WORK INSTRUCTIONS>
Please find all lines in the data that hold the string "matplotlib" and copy them.
● ● ●
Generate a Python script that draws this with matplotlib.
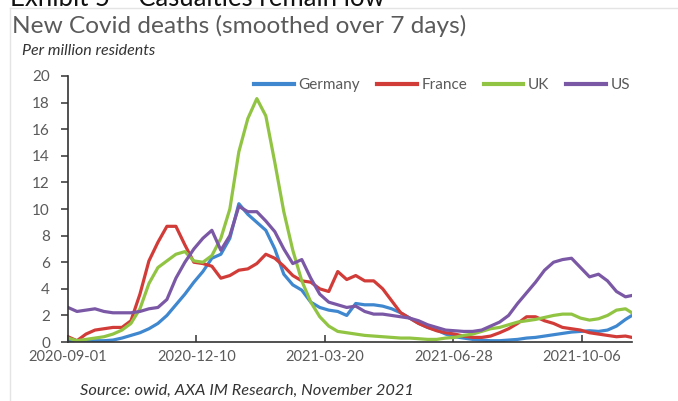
import pandas as pd
import matplotlib
matplotlib.use('Agg')
import matplotlib.pyplot as plt
import matplotlib.dates as mdates
from matplotlib.lines import Line2D

# weekly readings from 2020-09-01, last point 2021-11-14
dates = list(pd.date_range('2020-09-01', periods=63, freq='7D')) + [pd.Timestamp('2021-11-14')]

germany = [0.1, 0.05, 0.05, 0.1, 0.1, 0.15, 0.3, 0.5, 0.7, 1.0,
           1.4, 2.0, 2.8, 3.6, 4.5, 5.3, 6.3, 6.6, 7.8, 10.4,
           9.6, 9.0, 8.4, 7.0, 5.1, 4.3, 3.9, 3.0, 2.6, 2.4,
           2.3, 2.0, 2.9, 2.8, 2.8, 2.7, 2.5, 2.2, 1.8, 1.4,
           1.1, 0.9, 0.6, 0.4, 0.3, 0.2, 0.15, 0.1, 0.1, 0.15,
           0.2, 0.3, 0.35, 0.45, 0.55, 0.65, 0.75, 0.8, 0.85, 0.8,
           0.9, 1.2, 1.7, 2.0]
france = [0.4, 0.1, 0.6, 0.9, 1.0, 1.1, 1.1, 1.6, 3.6, 6.1,
          7.5, 8.7, 8.7, 7.3, 6.0, 5.9, 5.7, 4.8, 5.0, 5.4,
          5.5, 5.9, 6.6, 6.3, 5.7, 5.0, 4.6, 4.5, 4.0, 3.8,
          5.3, 4.7, 5.0, 4.6, 4.6, 4.0, 3.1, 2.2, 1.8, 1.4,
          1.1, 0.85, 0.7, 0.6, 0.45, 0.35, 0.35, 0.45, 0.7, 1.0,
          1.4, 1.9, 1.9, 1.6, 1.4, 1.1, 1.0, 0.9, 0.7, 0.6,
          0.5, 0.4, 0.45, 0.35]
uk = [0.3, 0.1, 0.2, 0.3, 0.4, 0.6, 0.9, 1.4, 2.5, 4.4,
      5.6, 6.1, 6.6, 6.8, 6.1, 6.0, 6.5, 7.8, 10.0, 14.3,
      16.8, 18.3, 17.0, 13.5, 9.8, 6.9, 4.6, 3.0, 1.9, 1.2,
      0.8, 0.7, 0.6, 0.5, 0.45, 0.4, 0.35, 0.3, 0.3, 0.25,
      0.2, 0.2, 0.3, 0.35, 0.5, 0.6, 0.8, 1.0, 1.1, 1.3,
      1.5, 1.6, 1.7, 1.85, 2.0, 2.1, 2.1, 1.8, 1.65, 1.75,
      2.0, 2.4, 2.5, 2.2]
us = [2.6, 2.3, 2.4, 2.5, 2.3, 2.2, 2.2, 2.2, 2.3, 2.5,
      2.6, 3.2, 4.8, 6.0, 7.0, 7.8, 8.4, 6.9, 8.0, 10.2,
      9.8, 9.8, 9.1, 8.3, 7.0, 5.9, 6.2, 4.8, 3.6, 3.0,
      2.8, 2.6, 2.7, 2.3, 2.1, 2.1, 2.0, 1.9, 1.8, 1.6,
      1.3, 1.1, 0.9, 0.85, 0.8, 0.8, 0.9, 1.2, 1.5, 2.0,
      2.9, 3.7, 4.5, 5.4, 6.0, 6.2, 6.3, 5.6, 4.9, 5.1,
      4.6, 3.8, 3.4, 3.5]

series = [('Germany', germany, '#3f87cf'),
          ('France', france, '#d23c38'),
          ('UK', uk, '#92c443'),
          ('US', us, '#7b58a6')]

tick_dates = ['2020-09-01', '2020-12-10', '2021-03-20', '2021-06-28', '2021-10-06']

plt.rcParams['font.family'] = ['Lato', 'DejaVu Sans']
grey = '#5a5a5a'

fig = plt.figure(figsize=(6.78, 4.01), dpi=100)
ax = fig.add_axes([0.1003, 0.147, 0.8317, 0.6635])

for name, vals, col in series:
    ax.plot(dates, vals, color=col, lw=2.3, label=name, solid_joinstyle='round')

ax.set_ylim(0, 20)
ax.set_yticks(range(0, 21, 2))
ax.set_xlim(pd.Timestamp('2020-09-01'), pd.Timestamp('2021-11-14'))
ax.set_xticks([pd.Timestamp(d) for d in tick_dates])
ax.xaxis.set_major_formatter(mdates.DateFormatter('%Y-%m-%d'))

for s in ['top', 'right']:
    ax.spines[s].set_visible(False)
for s in ['left', 'bottom']:
    ax.spines[s].set_color('#333333')
    ax.spines[s].set_linewidth(1.2)
ax.tick_params(axis='y', direction='out', length=5, width=1.1, color='#333333',
               labelsize=11, labelcolor=grey, pad=8)
ax.tick_params(axis='x', direction='in', length=5, width=1.1, color='#333333',
               labelsize=10.5, labelcolor=grey, pad=6)

handles = [Line2D([], [], color=c, lw=3) for _, _, c in series]
ax.legend(handles, [n for n, _, _ in series], ncol=4, frameon=False,
          loc='center left', bbox_to_anchor=(0.33, 0.965), borderaxespad=0,
          borderpad=0, handlelength=2.6, handletextpad=0.3, columnspacing=1.1,
          fontsize=11, labelcolor=grey)

fig.text(0.015, 0.986, 'Exhibit 5 \u2013 Casualties remain low', fontsize=18.5,
         color='#111111', va='baseline')
fig.text(0.018, 0.918, 'New Covid deaths (smoothed over 7 days)', fontsize=17.6,
         color=grey, va='baseline')
fig.text(0.032, 0.862, 'Per million residents', fontsize=11.5, style='italic',
         color='#333333', va='baseline')
fig.text(0.118, 0.015, 'Source: owid, AXA IM Research, November 2021', fontsize=11.8,
         style='italic', color='#333333', va='baseline')

# faint panel border
fig.add_artist(Line2D([0.015, 1.0], [0.98, 0.98], transform=fig.transFigure,
                      color='#e4e4e4', lw=1))
fig.add_artist(Line2D([0.015, 0.015], [0.0, 0.98], transform=fig.transFigure,
                      color='#e4e4e4', lw=1))

fig.savefig('out.png', dpi=100)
● ● ●
ANSWER IN FULL>
Generate a Python script that draws this with matplotlib.
import matplotlib
matplotlib.use('Agg')
import matplotlib.pyplot as plt
import matplotlib.dates as mdates
from matplotlib.lines import Line2D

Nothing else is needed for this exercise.